Lithium nephropathy should be suspected when the symptoms are present in patients with a history of lithium use. It should be confirmed with blood tests that indicate therapeutic levels of lithium in the circulation or very high levels associated with lithium toxicity. The absence of these findings should prompt further investigations to identify the cause of the the symptoms which is usually a result of diabetes insipidus. This may include blood tests, imaging studies and ECG (electrocardiogram). A water deprivation test and vasopressin challenge may be conducted to confirm diabetes insipidus. Toxicology screens should also be conducted to identify the presence of other drugs or poisons in the circulation, especially for patients who attempted suicide.
What is the treatment for lithium nephropathy?
The first measures in the treatment of lithium nephropathy is to restore the fluid levels. This may require IV administration of fluids in severe cases along with dialysis. Lithium should be temporarily discontinued in acute cases and may warrant permanent cessation of lithium therapy in chronic nephropathy. Various drugs may be used to hasten lithium excretion from the body and restore water and electrolyte levels.These drugs are short term measures and ultimately the goal of treatment is to restore normal kidney function.
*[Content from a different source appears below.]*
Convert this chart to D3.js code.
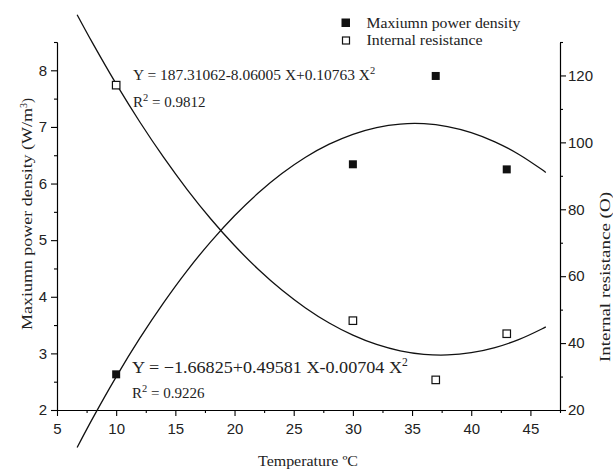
<!DOCTYPE html>
<html><head><meta charset="utf-8">
<script src="https://cdn.jsdelivr.net/npm/d3@7"></script>
<style>body{margin:0;background:#fff}svg{display:block}</style>
</head><body><svg id="c" width="613" height="469"></svg>
<script>
// Measured data
const temps = [10, 30, 37, 43];
const powerDensity = [2.63, 6.34, 7.90, 6.25];
const internalResistance = [117.1, 46.7, 29.0, 42.8];
// Fitted curves
const fitX = [6.7, 8, 10, 12, 14, 16, 18, 20, 22, 24, 26, 28, 30, 32, 34, 36, 38, 40, 42, 44, 46, 46.3];
const fitPower = [1.338, 1.848, 2.586, 3.268, 3.893, 4.463, 4.975, 5.432, 5.832, 6.176, 6.464, 6.695, 6.870, 6.989, 7.051, 7.057, 7.007, 6.900, 6.737, 6.518, 6.242, 6.196];
const fitResist = [138.14, 129.72, 117.47, 106.09, 95.57, 85.90, 77.10, 69.16, 62.08, 55.86, 50.51, 46.01, 42.38, 39.60, 37.69, 36.64, 36.45, 37.12, 38.65, 41.04, 44.29, 44.86];
const xMajor = [5, 10, 15, 20, 25, 30, 35, 40, 45];
const xMinor = [7.5, 12.5, 17.5, 22.5, 27.5, 32.5, 37.5, 42.5, 47.5];
const yLMajor = [2, 3, 4, 5, 6, 7, 8];
const yLMinor = [2.5, 3.5, 4.5, 5.5, 6.5, 7.5, 8.5];
const yRMajor = [20, 40, 60, 80, 100, 120];
const yRMinor = [30, 50, 70, 90, 110, 130];
const legendLabels = ["Maxiumn power density", "Internal resistance"];

const svg = d3.select("#c");
const x = d3.scaleLinear().domain([5, 47.5]).range([57, 560]);
const yL = d3.scaleLinear().domain([2, 8.5]).range([410, 42]);
const yR = d3.scaleLinear().domain([20, 130]).range([410, 42]);

const tickFont = "'Liberation Sans', Arial, sans-serif";
const serif = "'Liberation Serif', 'Times New Roman', serif";
const ADJ = "spacingAndGlyphs";

function styleAxis(g) {
  g.selectAll("path.domain").attr("stroke", "#000").attr("stroke-width", 1.1);
  g.selectAll(".tick line").attr("stroke", "#000").attr("stroke-width", 1.1);
  g.selectAll("text").attr("font-family", tickFont).attr("font-size", 15).attr("fill", "#222");
}

// x axis
svg.append("g").attr("transform", "translate(0,410)")
  .call(d3.axisBottom(x).tickValues(xMajor).tickSize(6).tickSizeOuter(0).tickPadding(7).tickFormat(d3.format("d")))
  .call(styleAxis);
svg.append("g").attr("transform", "translate(0,410)")
  .call(d3.axisBottom(x).tickValues(xMinor).tickSize(3).tickSizeOuter(0).tickFormat(""))
  .call(styleAxis);
// left axis
svg.append("g").attr("transform", "translate(57,0)")
  .call(d3.axisLeft(yL).tickValues(yLMajor).tickSize(6).tickSizeOuter(0).tickPadding(4).tickFormat(d3.format("d")))
  .call(styleAxis);
svg.append("g").attr("transform", "translate(57,0)")
  .call(d3.axisLeft(yL).tickValues(yLMinor).tickSize(3).tickSizeOuter(0).tickFormat(""))
  .call(styleAxis);
// right axis
svg.append("g").attr("transform", "translate(560,0)")
  .call(d3.axisRight(yR).tickValues(yRMajor).tickSize(6).tickSizeOuter(0).tickPadding(2).tickFormat(d3.format("d")))
  .call(styleAxis);
svg.append("g").attr("transform", "translate(560,0)")
  .call(d3.axisRight(yR).tickValues(yRMinor).tickSize(3).tickSizeOuter(0).tickFormat(""))
  .call(styleAxis);

// fit curves
const lineP = d3.line().x((d, i) => x(fitX[i])).y(d => yL(d)).curve(d3.curveCatmullRom);
const lineR = d3.line().x((d, i) => x(fitX[i])).y(d => yR(d)).curve(d3.curveCatmullRom);
svg.append("path").attr("d", lineP(fitPower)).attr("fill", "none").attr("stroke", "#111").attr("stroke-width", 1.3);
svg.append("path").attr("d", lineR(fitResist)).attr("fill", "none").attr("stroke", "#111").attr("stroke-width", 1.3);

// points
const s = 8, so = 7.5;
svg.selectAll(".pd").data(temps).join("rect")
  .attr("x", (d) => x(d) - s / 2).attr("y", (d, i) => yL(powerDensity[i]) - s / 2)
  .attr("width", s).attr("height", s).attr("fill", "#111");
svg.selectAll(".ir").data(temps).join("rect")
  .attr("x", (d) => x(d) - so / 2).attr("y", (d, i) => yR(internalResistance[i]) - so / 2)
  .attr("width", so).attr("height", so).attr("fill", "#fff").attr("stroke", "#111").attr("stroke-width", 1.2);

// legend
const lg = svg.append("g");
lg.append("rect").attr("x", 341.5).attr("y", 18.5).attr("width", 8.5).attr("height", 8.5).attr("fill", "#111");
lg.append("rect").attr("x", 342.5).attr("y", 37).attr("width", 7).attr("height", 7).attr("fill", "#fff").attr("stroke", "#111").attr("stroke-width", 1.2);
const legLen = [154, 116];
lg.selectAll("text").data(legendLabels).join("text")
  .attr("x", 366.5).attr("y", (d, i) => 27.5 + i * 17.8)
  .attr("textLength", (d, i) => legLen[i]).attr("lengthAdjust", ADJ)
  .attr("font-family", serif).attr("font-size", 15).attr("fill", "#222").text(d => d);

// equations
function eq(xp, yp, size, main, mainLen, sup, tail) {
  const t = svg.append("text").attr("x", xp).attr("y", yp).attr("font-family", serif).attr("font-size", size).attr("fill", "#222");
  const m = t.append("tspan").text(main);
  if (mainLen) m.attr("textLength", mainLen).attr("lengthAdjust", ADJ);
  t.append("tspan").attr("font-size", size * 0.7).attr("dy", -size * 0.38).text(sup);
  if (tail) t.append("tspan").attr("dy", size * 0.38).text(tail);
}
eq(133, 80, 15, "Y = 187.31062-8.06005 X+0.10763 X", 237, "2", null);
eq(133, 106.5, 15, "R", null, "2", " = 0.9812");
eq(132, 372.5, 16.5, "Y = \u22121.66825+0.49581 X-0.00704 X", 270, "2", null);
eq(132, 398, 15, "R", null, "2", " = 0.9226");

// axis titles
svg.append("text").attr("x", 258).attr("y", 466)
  .attr("textLength", 100).attr("lengthAdjust", ADJ)
  .attr("font-family", serif).attr("font-size", 15).attr("fill", "#222").text("Temperature \u00BAC");
const lt = svg.append("text").attr("transform", "translate(32,330) rotate(-90)")
  .attr("font-family", serif).attr("font-size", 15).attr("fill", "#222");
lt.append("tspan").attr("textLength", 222).attr("lengthAdjust", ADJ).text("Maxiumn power density (W/m");
lt.append("tspan").attr("font-size", 10).attr("dy", -5).text("3");
lt.append("tspan").attr("dy", 5).text(")");
svg.append("text").attr("transform", "translate(610,362) rotate(-90)")
  .attr("textLength", 170).attr("lengthAdjust", ADJ)
  .attr("font-family", serif).attr("font-size", 15).attr("fill", "#222").text("Internal resistance (O)");
</script></body></html>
- Thiazide diuretics reduce lithium reabsorption and may also reduce sodium retention in patients with hypernatremia.
- Nonsteroidal anti-inflammatory drugs (NSAIDs) is used in the short term to increase water resorption.
- Painkillers (analgesics) should be avoided completely as it can lead to analgesic nephropathy.
In most instances lithium nephropathy is reversible. However, it may persist for even years after discontinuing lithium. Although lithium may have to be permanently discontinued, it should replaced with appropriate medication for the continued management of the underlying psychiatric disorder.